The county still has to work out some details and coordinate agreements though, she added, noting that one agreement will be with Cecil College for potential co-working space at Elkton Station.
Cecil County’s Office of Economic Development announced Monday it has created an advisory board to oversee the development of the co-working space for an incubator program and it is seeking a volunteer to serve as a director/navigator, with hopes that the position will evolve into a paid job.
“The advisory board will help us get to the next step,” Webb said.
Members of the new advisory panel are: Webb, Cecil College President Mary Way Bolt, Pat Swoboda of Aberdeen Proving Ground, Frank Cardo of Cecil County Public Schools and Neil Davis of TEDCO, a technology development corporation created by the Maryland General Assembly in 1998.
The entire incubator initiative began about four years ago with volunteer leadership provided by the technology subcommittee of the county’s Economic Development Commission (EDC).
That group hired a firm
to do an incubator feasibility study for Cecil County in 2014, which determined the county had the right conditions for an incubator program to be successful.

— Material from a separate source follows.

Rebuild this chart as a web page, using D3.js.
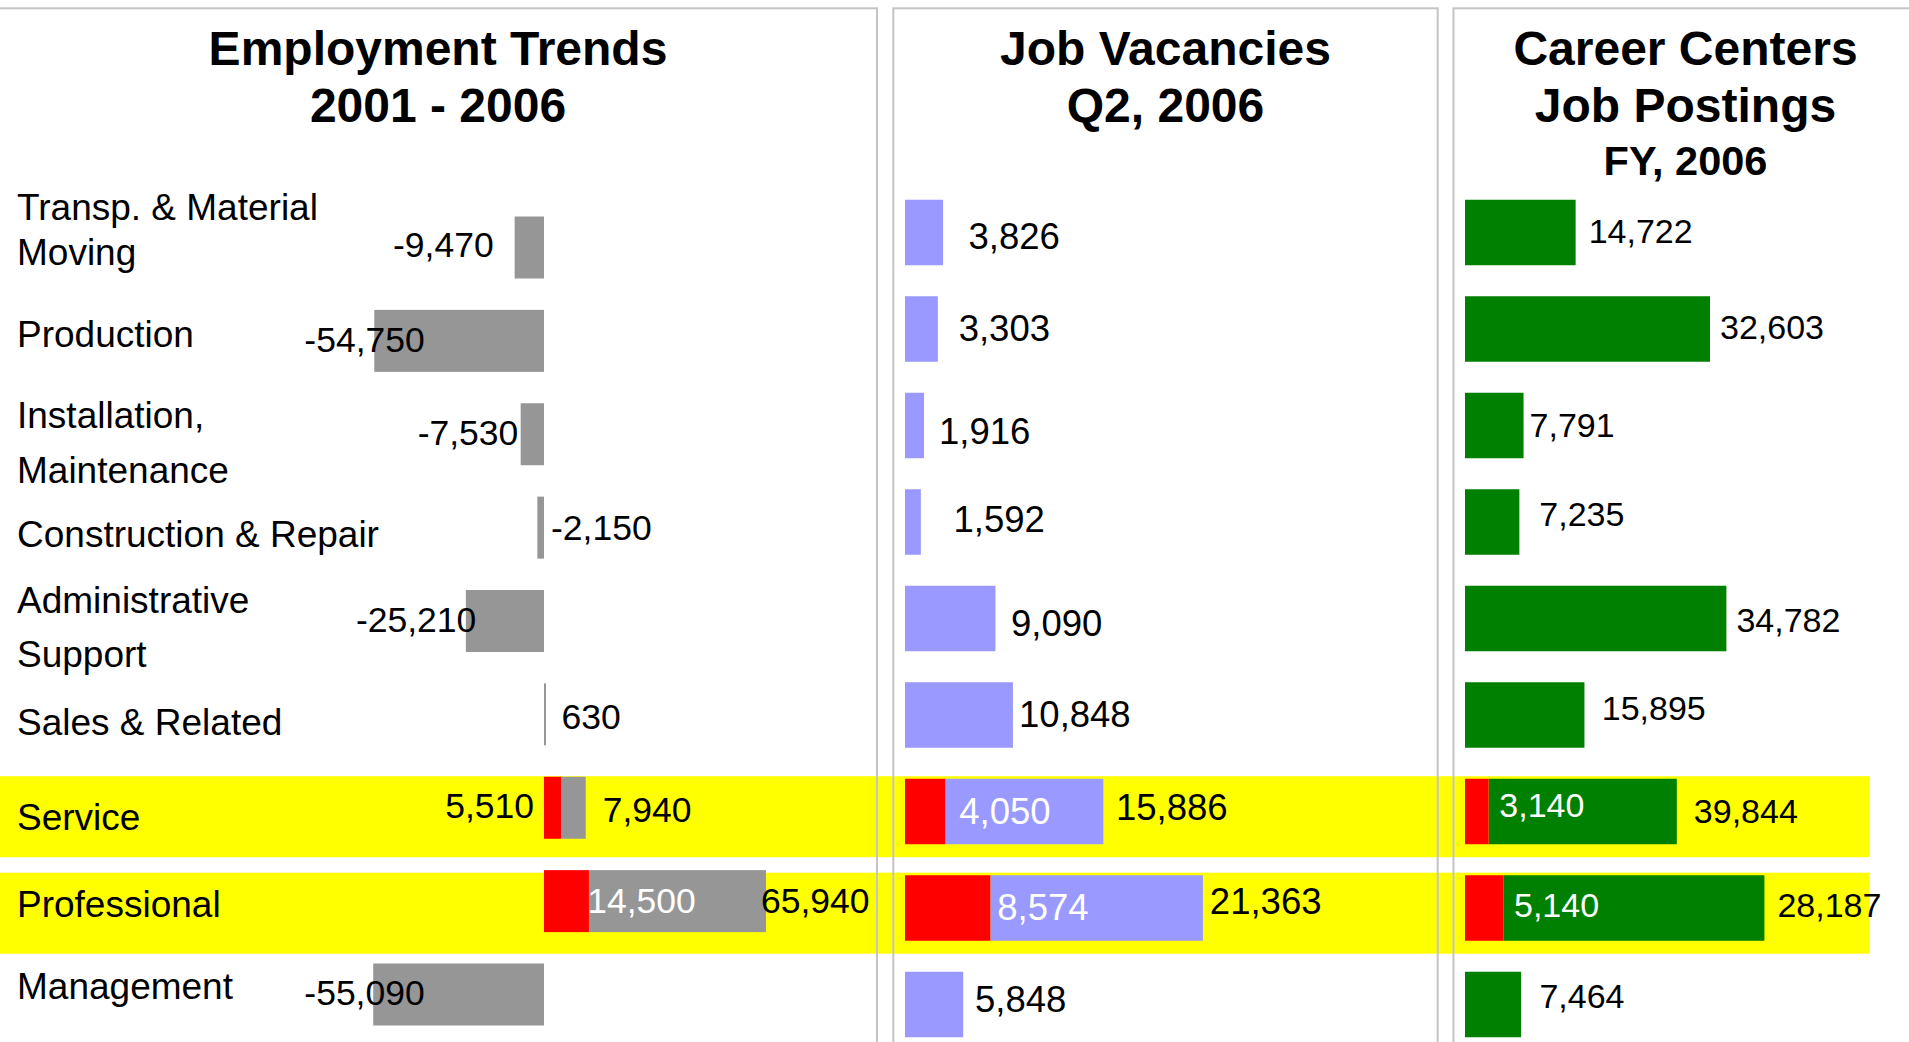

Since completing the study, the technology subcommittee has done more homework on other incubator programs through visitations and meetings in an effort to gain information and support.
“We already have a network,” said said Norman Gaither, chairman of the technology subcommittee of the Economic Development Commission, who along with other sub-committee members, briefed the county council on the recent progress on Tuesday.
He noted that they already have a virtual makerspace with APG and a co-working space at Elkton Station.
“Incubators cut red tape out of starting a new business,” Gaither said, as he asked the council to consider financial support in the fiscal year 2018 budget.
Occupants of the co-working space would be required to pay a fee for the space and support to assure they have some “skin in the game,” he said. The co-working space will provide internet access, shared administrative support and navigator advice, he added.
“It looks like you’re kind of bootstrapping this together,” Council President Robert Hodge said, noting that some of CCPS capstone projects might qualify for incubator space in the future. Other council members offered supportive words on Tuesday.
“There’s potential out there,” Councilman George Patchell said. “This would improve the quality of life in our community.”
Carl Roberts, David Linthicum, Danny DeMarinis, Norman Gaither and Mike Lara update the county council on the incubator program.